We know who you are.

Neighbour with a cairn terrier and a shitzu.  Old age is not a defence.  We have seen you – the temptation to deposit a big fat jobby outside your gate has so far been resisted – so far.

Tiny woman with a pushchair and a skinny whippet.  If you can make the time to put on your face and dress your whippet in a designer pink and black overcoat, then you can pick up your dog’s poo too!

My Mum says the poo depositors have probably been doing it outside our garden wall for years but we rarely walked round that way and as new dog owners my humans are now highly sensitised to such doggy matters. (She would also like me to point out that she doesn’t do dog walking without her face on, got dressed and brushed her hair – this is why we do hide and seek games in the back yard first thing – no one can see the state of her -frightening bedhair,  flannel nightshirt and wellies – oh my!).

Yesterday my Dad took me out for a run after his nightshift.  It was wheelie  bin day so he took the bin out at the same time and left it outside the gate and to one side of a pile of poo deposited by a sneaky late night rambler the night before. When we returned home. panting and slightly exhilarated some ten minutes later, we found that some moron had deliberately moved the bin – right into the pile of poo.  The bin wasn’t blocking the pavement so why move it?  (It wasn’t the bin men – they don’t come till after lunch).  The bin was full and quite heavy – so it wasn’t a child.  The mystery of poopgate continues.

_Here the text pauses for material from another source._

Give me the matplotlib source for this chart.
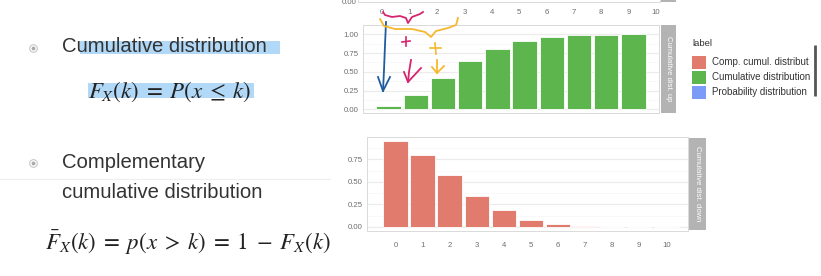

Ah well, I’ve ranted now.  I’ve been out to play games with my Mum, had breakfast and am having a lie down so that I don’t get bloat.  My Boy is going to take me out for a walk when my breakfast has gone down and my Mum says we’ll go out for another adventure this afternoon when my Dad wakes up from his nightshift.

So, you irresponsible dog walkers – get on and clean up after your beloved beast – not only is your negligence dangerous, it is also against the law and I bet you wouldn’t like it if someone did it on YOUR doorstep.

Oooh, I can hear the thunder of size 12 feet.  Walkies!